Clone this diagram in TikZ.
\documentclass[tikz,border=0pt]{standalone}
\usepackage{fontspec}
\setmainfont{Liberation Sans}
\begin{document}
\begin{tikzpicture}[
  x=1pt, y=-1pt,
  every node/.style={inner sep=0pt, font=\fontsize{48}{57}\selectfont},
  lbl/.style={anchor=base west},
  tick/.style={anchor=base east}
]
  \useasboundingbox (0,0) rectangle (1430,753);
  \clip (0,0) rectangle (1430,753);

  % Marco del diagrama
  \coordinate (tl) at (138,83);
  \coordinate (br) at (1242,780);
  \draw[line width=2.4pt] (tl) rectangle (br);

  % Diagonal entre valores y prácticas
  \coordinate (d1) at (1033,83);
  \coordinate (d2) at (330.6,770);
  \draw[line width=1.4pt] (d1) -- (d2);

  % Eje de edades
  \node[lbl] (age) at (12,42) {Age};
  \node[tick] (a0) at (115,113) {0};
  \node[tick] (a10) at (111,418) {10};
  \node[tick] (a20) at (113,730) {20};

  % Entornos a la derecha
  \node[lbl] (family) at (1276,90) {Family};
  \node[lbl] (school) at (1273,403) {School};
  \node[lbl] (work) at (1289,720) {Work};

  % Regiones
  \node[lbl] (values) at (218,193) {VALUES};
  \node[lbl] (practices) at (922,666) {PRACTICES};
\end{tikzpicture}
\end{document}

***

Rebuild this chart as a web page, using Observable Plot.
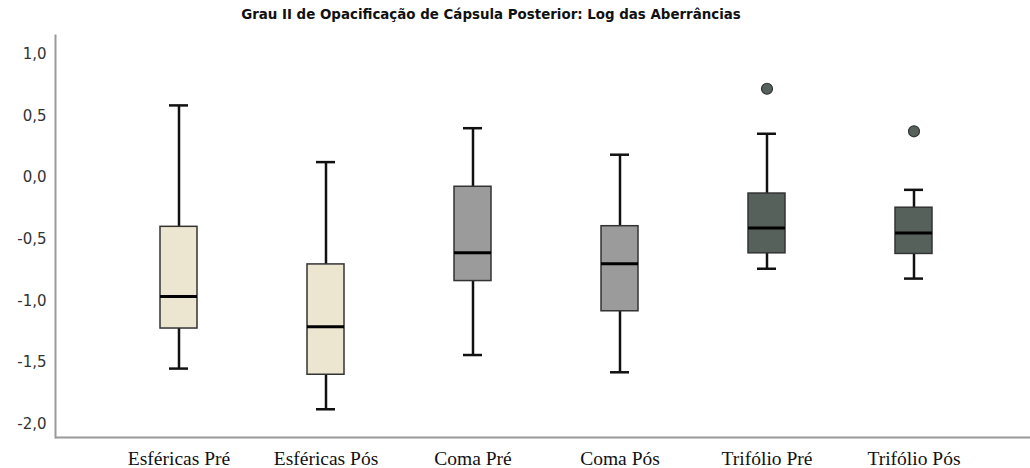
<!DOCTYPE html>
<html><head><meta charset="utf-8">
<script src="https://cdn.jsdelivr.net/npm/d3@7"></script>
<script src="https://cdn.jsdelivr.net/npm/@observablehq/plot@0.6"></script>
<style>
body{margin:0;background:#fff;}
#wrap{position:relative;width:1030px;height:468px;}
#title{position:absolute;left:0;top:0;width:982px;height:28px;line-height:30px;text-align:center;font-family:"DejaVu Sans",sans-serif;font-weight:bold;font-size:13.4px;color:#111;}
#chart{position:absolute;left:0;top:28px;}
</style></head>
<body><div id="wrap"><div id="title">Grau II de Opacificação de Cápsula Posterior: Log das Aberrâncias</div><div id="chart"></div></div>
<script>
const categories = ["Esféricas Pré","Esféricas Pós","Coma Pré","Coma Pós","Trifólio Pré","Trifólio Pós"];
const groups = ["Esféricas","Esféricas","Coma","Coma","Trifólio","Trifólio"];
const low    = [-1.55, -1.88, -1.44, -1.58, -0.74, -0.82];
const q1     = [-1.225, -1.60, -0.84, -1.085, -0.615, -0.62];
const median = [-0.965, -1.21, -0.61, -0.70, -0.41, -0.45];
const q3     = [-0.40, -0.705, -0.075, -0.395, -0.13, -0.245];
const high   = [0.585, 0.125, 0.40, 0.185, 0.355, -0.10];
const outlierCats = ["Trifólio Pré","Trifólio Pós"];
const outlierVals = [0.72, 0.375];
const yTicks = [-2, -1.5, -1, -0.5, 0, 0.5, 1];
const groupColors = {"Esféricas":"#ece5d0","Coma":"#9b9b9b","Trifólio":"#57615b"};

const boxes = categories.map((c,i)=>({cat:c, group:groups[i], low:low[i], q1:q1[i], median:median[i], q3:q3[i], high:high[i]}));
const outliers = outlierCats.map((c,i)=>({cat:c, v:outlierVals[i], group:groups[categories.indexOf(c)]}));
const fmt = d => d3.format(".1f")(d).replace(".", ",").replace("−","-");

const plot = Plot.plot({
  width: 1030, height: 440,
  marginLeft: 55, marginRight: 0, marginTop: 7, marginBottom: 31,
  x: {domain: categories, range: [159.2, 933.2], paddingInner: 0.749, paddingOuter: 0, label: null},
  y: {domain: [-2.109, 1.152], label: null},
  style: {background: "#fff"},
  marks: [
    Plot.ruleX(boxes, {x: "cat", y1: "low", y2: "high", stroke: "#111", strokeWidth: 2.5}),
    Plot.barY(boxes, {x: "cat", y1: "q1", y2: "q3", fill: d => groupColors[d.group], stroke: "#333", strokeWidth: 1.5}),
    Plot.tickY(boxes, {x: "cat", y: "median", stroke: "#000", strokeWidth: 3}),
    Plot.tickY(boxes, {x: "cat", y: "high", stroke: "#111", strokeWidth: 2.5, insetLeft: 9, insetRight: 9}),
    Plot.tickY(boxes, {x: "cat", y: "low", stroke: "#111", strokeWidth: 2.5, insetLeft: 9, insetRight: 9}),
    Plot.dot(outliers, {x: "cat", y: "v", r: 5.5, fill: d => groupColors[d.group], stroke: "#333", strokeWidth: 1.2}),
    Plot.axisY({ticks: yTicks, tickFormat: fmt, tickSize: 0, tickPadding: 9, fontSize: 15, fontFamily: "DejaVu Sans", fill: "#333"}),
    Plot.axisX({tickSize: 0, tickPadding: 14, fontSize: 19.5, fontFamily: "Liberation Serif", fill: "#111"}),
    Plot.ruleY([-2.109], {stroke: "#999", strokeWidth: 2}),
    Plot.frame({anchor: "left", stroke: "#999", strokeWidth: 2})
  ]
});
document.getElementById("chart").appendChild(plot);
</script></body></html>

***

EXERCISE DIRECTIONS: Figure out how many lines of the data above include "chart", then give the number and nothing more.

RESPONSE TO THIS TASK: 4